Data:
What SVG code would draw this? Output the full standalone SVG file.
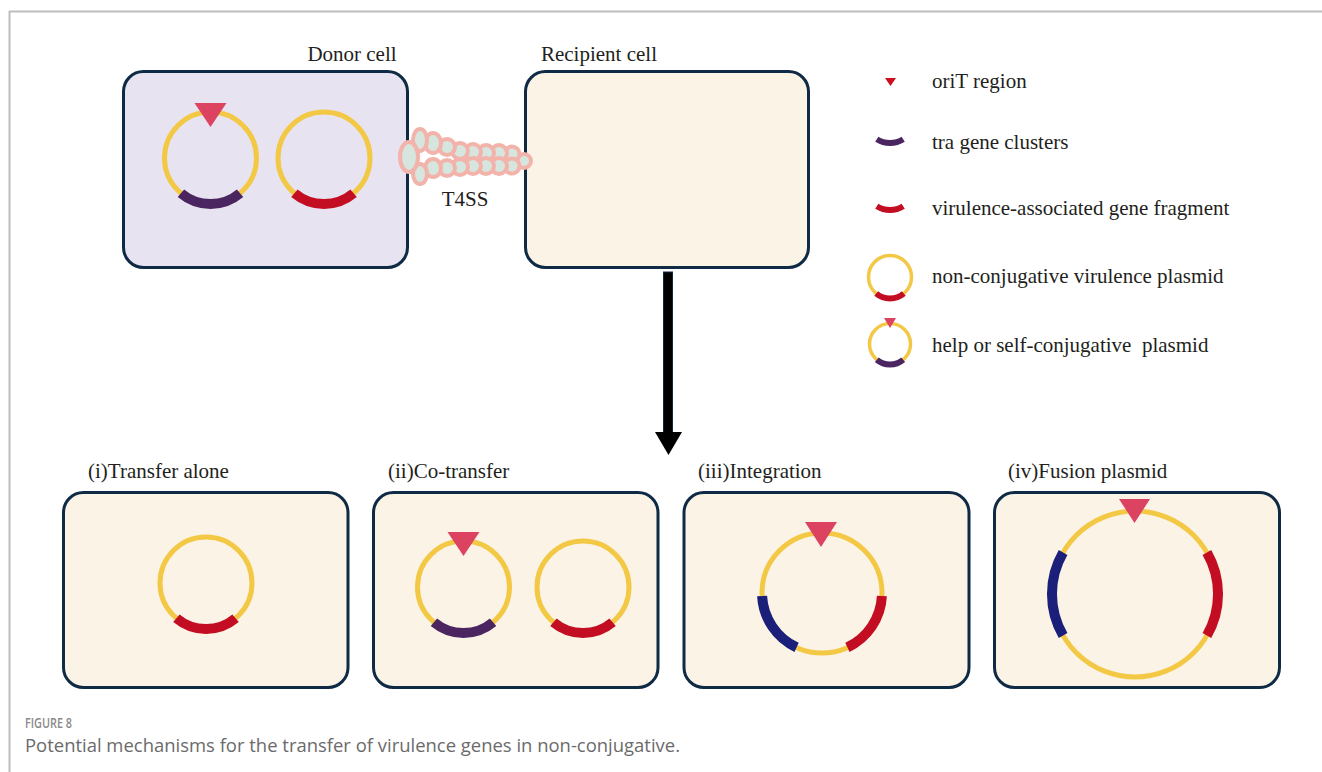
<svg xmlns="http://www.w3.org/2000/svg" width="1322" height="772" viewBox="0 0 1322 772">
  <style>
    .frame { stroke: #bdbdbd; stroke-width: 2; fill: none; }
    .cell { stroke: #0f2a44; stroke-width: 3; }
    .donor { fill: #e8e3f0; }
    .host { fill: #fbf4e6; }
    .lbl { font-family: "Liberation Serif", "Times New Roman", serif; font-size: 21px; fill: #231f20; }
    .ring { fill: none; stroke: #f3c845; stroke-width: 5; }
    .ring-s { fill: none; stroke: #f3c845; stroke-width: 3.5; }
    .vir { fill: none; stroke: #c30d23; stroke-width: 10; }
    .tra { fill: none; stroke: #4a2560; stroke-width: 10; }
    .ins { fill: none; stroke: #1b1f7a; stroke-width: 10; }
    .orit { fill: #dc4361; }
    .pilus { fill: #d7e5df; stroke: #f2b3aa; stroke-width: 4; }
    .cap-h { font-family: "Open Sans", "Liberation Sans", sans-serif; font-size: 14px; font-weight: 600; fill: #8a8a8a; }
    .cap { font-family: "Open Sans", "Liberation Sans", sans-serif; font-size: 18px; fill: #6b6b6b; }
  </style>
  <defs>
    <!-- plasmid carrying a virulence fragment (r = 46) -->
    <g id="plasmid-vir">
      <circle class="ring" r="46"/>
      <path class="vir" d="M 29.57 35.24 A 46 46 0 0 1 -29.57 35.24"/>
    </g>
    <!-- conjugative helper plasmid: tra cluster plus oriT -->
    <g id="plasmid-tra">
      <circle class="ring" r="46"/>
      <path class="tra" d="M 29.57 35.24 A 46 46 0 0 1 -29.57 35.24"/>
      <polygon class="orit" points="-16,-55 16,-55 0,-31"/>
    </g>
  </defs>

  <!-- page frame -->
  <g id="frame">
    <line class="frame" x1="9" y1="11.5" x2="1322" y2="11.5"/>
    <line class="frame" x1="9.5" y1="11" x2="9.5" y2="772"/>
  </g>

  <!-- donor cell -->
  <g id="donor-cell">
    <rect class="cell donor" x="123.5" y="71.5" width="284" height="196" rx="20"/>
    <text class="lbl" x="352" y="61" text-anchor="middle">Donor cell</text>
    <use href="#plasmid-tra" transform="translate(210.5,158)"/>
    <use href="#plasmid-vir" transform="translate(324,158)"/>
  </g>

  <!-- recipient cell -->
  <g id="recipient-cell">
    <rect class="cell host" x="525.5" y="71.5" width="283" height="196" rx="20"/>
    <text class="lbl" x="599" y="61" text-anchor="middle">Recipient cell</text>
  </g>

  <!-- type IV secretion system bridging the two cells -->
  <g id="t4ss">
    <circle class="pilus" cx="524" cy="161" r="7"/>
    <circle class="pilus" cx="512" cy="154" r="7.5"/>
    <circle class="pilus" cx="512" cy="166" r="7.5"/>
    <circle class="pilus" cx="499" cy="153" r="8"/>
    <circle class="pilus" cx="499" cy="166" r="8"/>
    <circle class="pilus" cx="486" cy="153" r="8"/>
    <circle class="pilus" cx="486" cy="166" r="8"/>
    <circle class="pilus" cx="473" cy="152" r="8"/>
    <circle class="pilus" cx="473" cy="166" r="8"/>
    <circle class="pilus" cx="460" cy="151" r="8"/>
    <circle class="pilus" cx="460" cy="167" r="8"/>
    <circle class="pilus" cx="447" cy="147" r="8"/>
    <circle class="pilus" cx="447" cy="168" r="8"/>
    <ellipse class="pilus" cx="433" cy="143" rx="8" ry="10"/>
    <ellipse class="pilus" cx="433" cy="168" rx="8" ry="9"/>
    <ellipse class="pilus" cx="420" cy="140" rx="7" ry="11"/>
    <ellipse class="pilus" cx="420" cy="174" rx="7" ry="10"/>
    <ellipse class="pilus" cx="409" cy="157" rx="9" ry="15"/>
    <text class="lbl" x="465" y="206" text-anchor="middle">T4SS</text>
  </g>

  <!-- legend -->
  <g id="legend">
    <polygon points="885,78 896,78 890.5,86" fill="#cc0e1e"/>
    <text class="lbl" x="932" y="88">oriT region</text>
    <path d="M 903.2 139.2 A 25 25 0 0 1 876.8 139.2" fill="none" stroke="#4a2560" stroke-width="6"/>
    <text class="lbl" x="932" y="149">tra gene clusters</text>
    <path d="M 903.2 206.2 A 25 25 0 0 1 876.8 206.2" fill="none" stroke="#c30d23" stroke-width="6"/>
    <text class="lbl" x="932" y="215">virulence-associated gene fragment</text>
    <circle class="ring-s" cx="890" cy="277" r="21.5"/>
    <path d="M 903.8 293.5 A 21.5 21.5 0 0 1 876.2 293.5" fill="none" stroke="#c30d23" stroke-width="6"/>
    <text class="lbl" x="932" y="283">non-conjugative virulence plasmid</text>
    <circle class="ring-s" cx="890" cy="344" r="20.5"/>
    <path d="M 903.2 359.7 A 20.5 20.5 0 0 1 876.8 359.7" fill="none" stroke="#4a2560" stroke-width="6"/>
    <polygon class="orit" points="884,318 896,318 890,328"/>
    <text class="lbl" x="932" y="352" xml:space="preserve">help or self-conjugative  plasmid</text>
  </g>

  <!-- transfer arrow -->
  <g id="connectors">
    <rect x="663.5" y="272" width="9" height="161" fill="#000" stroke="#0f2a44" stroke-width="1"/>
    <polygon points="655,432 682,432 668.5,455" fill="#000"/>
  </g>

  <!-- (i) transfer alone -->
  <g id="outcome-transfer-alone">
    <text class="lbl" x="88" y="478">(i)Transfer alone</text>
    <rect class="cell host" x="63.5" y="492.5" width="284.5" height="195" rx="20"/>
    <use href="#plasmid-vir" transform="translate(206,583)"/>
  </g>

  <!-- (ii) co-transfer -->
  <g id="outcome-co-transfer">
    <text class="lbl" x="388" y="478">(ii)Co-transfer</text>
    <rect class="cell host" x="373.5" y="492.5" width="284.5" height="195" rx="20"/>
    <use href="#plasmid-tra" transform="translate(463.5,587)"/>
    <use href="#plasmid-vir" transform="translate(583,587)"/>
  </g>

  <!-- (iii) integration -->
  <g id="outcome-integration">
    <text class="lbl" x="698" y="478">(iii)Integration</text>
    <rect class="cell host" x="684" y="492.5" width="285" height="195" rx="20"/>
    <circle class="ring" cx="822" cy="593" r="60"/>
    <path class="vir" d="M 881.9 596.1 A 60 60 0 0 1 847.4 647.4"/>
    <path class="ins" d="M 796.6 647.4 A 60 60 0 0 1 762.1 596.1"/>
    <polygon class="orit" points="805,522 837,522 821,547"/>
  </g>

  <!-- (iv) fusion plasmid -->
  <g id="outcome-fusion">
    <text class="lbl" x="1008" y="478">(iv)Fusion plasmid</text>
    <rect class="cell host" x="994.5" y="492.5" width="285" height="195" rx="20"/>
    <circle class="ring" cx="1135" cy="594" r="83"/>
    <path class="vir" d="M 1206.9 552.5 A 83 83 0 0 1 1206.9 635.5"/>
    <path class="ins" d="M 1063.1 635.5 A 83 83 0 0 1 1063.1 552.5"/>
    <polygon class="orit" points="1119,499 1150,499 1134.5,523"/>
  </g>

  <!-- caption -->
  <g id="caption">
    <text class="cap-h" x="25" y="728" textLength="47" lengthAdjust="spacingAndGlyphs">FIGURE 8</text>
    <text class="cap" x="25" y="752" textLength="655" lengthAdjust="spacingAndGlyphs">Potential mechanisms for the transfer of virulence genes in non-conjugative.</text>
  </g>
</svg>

What this task involves: Copy the material exactly. Do not include the pictures.

Answer to the task:
What SVG code would draw this? Output the full standalone SVG file.
<svg xmlns="http://www.w3.org/2000/svg" width="1322" height="772" viewBox="0 0 1322 772">
  <style>
    .frame { stroke: #bdbdbd; stroke-width: 2; fill: none; }
    .cell { stroke: #0f2a44; stroke-width: 3; }
    .donor { fill: #e8e3f0; }
    .host { fill: #fbf4e6; }
    .lbl { font-family: "Liberation Serif", "Times New Roman", serif; font-size: 21px; fill: #231f20; }
    .ring { fill: none; stroke: #f3c845; stroke-width: 5; }
    .ring-s { fill: none; stroke: #f3c845; stroke-width: 3.5; }
    .vir { fill: none; stroke: #c30d23; stroke-width: 10; }
    .tra { fill: none; stroke: #4a2560; stroke-width: 10; }
    .ins { fill: none; stroke: #1b1f7a; stroke-width: 10; }
    .orit { fill: #dc4361; }
    .pilus { fill: #d7e5df; stroke: #f2b3aa; stroke-width: 4; }
    .cap-h { font-family: "Open Sans", "Liberation Sans", sans-serif; font-size: 14px; font-weight: 600; fill: #8a8a8a; }
    .cap { font-family: "Open Sans", "Liberation Sans", sans-serif; font-size: 18px; fill: #6b6b6b; }
  </style>
  <defs>
    <!-- plasmid carrying a virulence fragment (r = 46) -->
    <g id="plasmid-vir">
      <circle class="ring" r="46"/>
      <path class="vir" d="M 29.57 35.24 A 46 46 0 0 1 -29.57 35.24"/>
    </g>
    <!-- conjugative helper plasmid: tra cluster plus oriT -->
    <g id="plasmid-tra">
      <circle class="ring" r="46"/>
      <path class="tra" d="M 29.57 35.24 A 46 46 0 0 1 -29.57 35.24"/>
      <polygon class="orit" points="-16,-55 16,-55 0,-31"/>
    </g>
  </defs>

  <!-- page frame -->
  <g id="frame">
    <line class="frame" x1="9" y1="11.5" x2="1322" y2="11.5"/>
    <line class="frame" x1="9.5" y1="11" x2="9.5" y2="772"/>
  </g>

  <!-- donor cell -->
  <g id="donor-cell">
    <rect class="cell donor" x="123.5" y="71.5" width="284" height="196" rx="20"/>
    <text class="lbl" x="352" y="61" text-anchor="middle">Donor cell</text>
    <use href="#plasmid-tra" transform="translate(210.5,158)"/>
    <use href="#plasmid-vir" transform="translate(324,158)"/>
  </g>

  <!-- recipient cell -->
  <g id="recipient-cell">
    <rect class="cell host" x="525.5" y="71.5" width="283" height="196" rx="20"/>
    <text class="lbl" x="599" y="61" text-anchor="middle">Recipient cell</text>
  </g>

  <!-- type IV secretion system bridging the two cells -->
  <g id="t4ss">
    <circle class="pilus" cx="524" cy="161" r="7"/>
    <circle class="pilus" cx="512" cy="154" r="7.5"/>
    <circle class="pilus" cx="512" cy="166" r="7.5"/>
    <circle class="pilus" cx="499" cy="153" r="8"/>
    <circle class="pilus" cx="499" cy="166" r="8"/>
    <circle class="pilus" cx="486" cy="153" r="8"/>
    <circle class="pilus" cx="486" cy="166" r="8"/>
    <circle class="pilus" cx="473" cy="152" r="8"/>
    <circle class="pilus" cx="473" cy="166" r="8"/>
    <circle class="pilus" cx="460" cy="151" r="8"/>
    <circle class="pilus" cx="460" cy="167" r="8"/>
    <circle class="pilus" cx="447" cy="147" r="8"/>
    <circle class="pilus" cx="447" cy="168" r="8"/>
    <ellipse class="pilus" cx="433" cy="143" rx="8" ry="10"/>
    <ellipse class="pilus" cx="433" cy="168" rx="8" ry="9"/>
    <ellipse class="pilus" cx="420" cy="140" rx="7" ry="11"/>
    <ellipse class="pilus" cx="420" cy="174" rx="7" ry="10"/>
    <ellipse class="pilus" cx="409" cy="157" rx="9" ry="15"/>
    <text class="lbl" x="465" y="206" text-anchor="middle">T4SS</text>
  </g>

  <!-- legend -->
  <g id="legend">
    <polygon points="885,78 896,78 890.5,86" fill="#cc0e1e"/>
    <text class="lbl" x="932" y="88">oriT region</text>
    <path d="M 903.2 139.2 A 25 25 0 0 1 876.8 139.2" fill="none" stroke="#4a2560" stroke-width="6"/>
    <text class="lbl" x="932" y="149">tra gene clusters</text>
    <path d="M 903.2 206.2 A 25 25 0 0 1 876.8 206.2" fill="none" stroke="#c30d23" stroke-width="6"/>
    <text class="lbl" x="932" y="215">virulence-associated gene fragment</text>
    <circle class="ring-s" cx="890" cy="277" r="21.5"/>
    <path d="M 903.8 293.5 A 21.5 21.5 0 0 1 876.2 293.5" fill="none" stroke="#c30d23" stroke-width="6"/>
    <text class="lbl" x="932" y="283">non-conjugative virulence plasmid</text>
    <circle class="ring-s" cx="890" cy="344" r="20.5"/>
    <path d="M 903.2 359.7 A 20.5 20.5 0 0 1 876.8 359.7" fill="none" stroke="#4a2560" stroke-width="6"/>
    <polygon class="orit" points="884,318 896,318 890,328"/>
    <text class="lbl" x="932" y="352" xml:space="preserve">help or self-conjugative  plasmid</text>
  </g>

  <!-- transfer arrow -->
  <g id="connectors">
    <rect x="663.5" y="272" width="9" height="161" fill="#000" stroke="#0f2a44" stroke-width="1"/>
    <polygon points="655,432 682,432 668.5,455" fill="#000"/>
  </g>

  <!-- (i) transfer alone -->
  <g id="outcome-transfer-alone">
    <text class="lbl" x="88" y="478">(i)Transfer alone</text>
    <rect class="cell host" x="63.5" y="492.5" width="284.5" height="195" rx="20"/>
    <use href="#plasmid-vir" transform="translate(206,583)"/>
  </g>

  <!-- (ii) co-transfer -->
  <g id="outcome-co-transfer">
    <text class="lbl" x="388" y="478">(ii)Co-transfer</text>
    <rect class="cell host" x="373.5" y="492.5" width="284.5" height="195" rx="20"/>
    <use href="#plasmid-tra" transform="translate(463.5,587)"/>
    <use href="#plasmid-vir" transform="translate(583,587)"/>
  </g>

  <!-- (iii) integration -->
  <g id="outcome-integration">
    <text class="lbl" x="698" y="478">(iii)Integration</text>
    <rect class="cell host" x="684" y="492.5" width="285" height="195" rx="20"/>
    <circle class="ring" cx="822" cy="593" r="60"/>
    <path class="vir" d="M 881.9 596.1 A 60 60 0 0 1 847.4 647.4"/>
    <path class="ins" d="M 796.6 647.4 A 60 60 0 0 1 762.1 596.1"/>
    <polygon class="orit" points="805,522 837,522 821,547"/>
  </g>

  <!-- (iv) fusion plasmid -->
  <g id="outcome-fusion">
    <text class="lbl" x="1008" y="478">(iv)Fusion plasmid</text>
    <rect class="cell host" x="994.5" y="492.5" width="285" height="195" rx="20"/>
    <circle class="ring" cx="1135" cy="594" r="83"/>
    <path class="vir" d="M 1206.9 552.5 A 83 83 0 0 1 1206.9 635.5"/>
    <path class="ins" d="M 1063.1 635.5 A 83 83 0 0 1 1063.1 552.5"/>
    <polygon class="orit" points="1119,499 1150,499 1134.5,523"/>
  </g>

  <!-- caption -->
  <g id="caption">
    <text class="cap-h" x="25" y="728" textLength="47" lengthAdjust="spacingAndGlyphs">FIGURE 8</text>
    <text class="cap" x="25" y="752" textLength="655" lengthAdjust="spacingAndGlyphs">Potential mechanisms for the transfer of virulence genes in non-conjugative.</text>
  </g>
</svg>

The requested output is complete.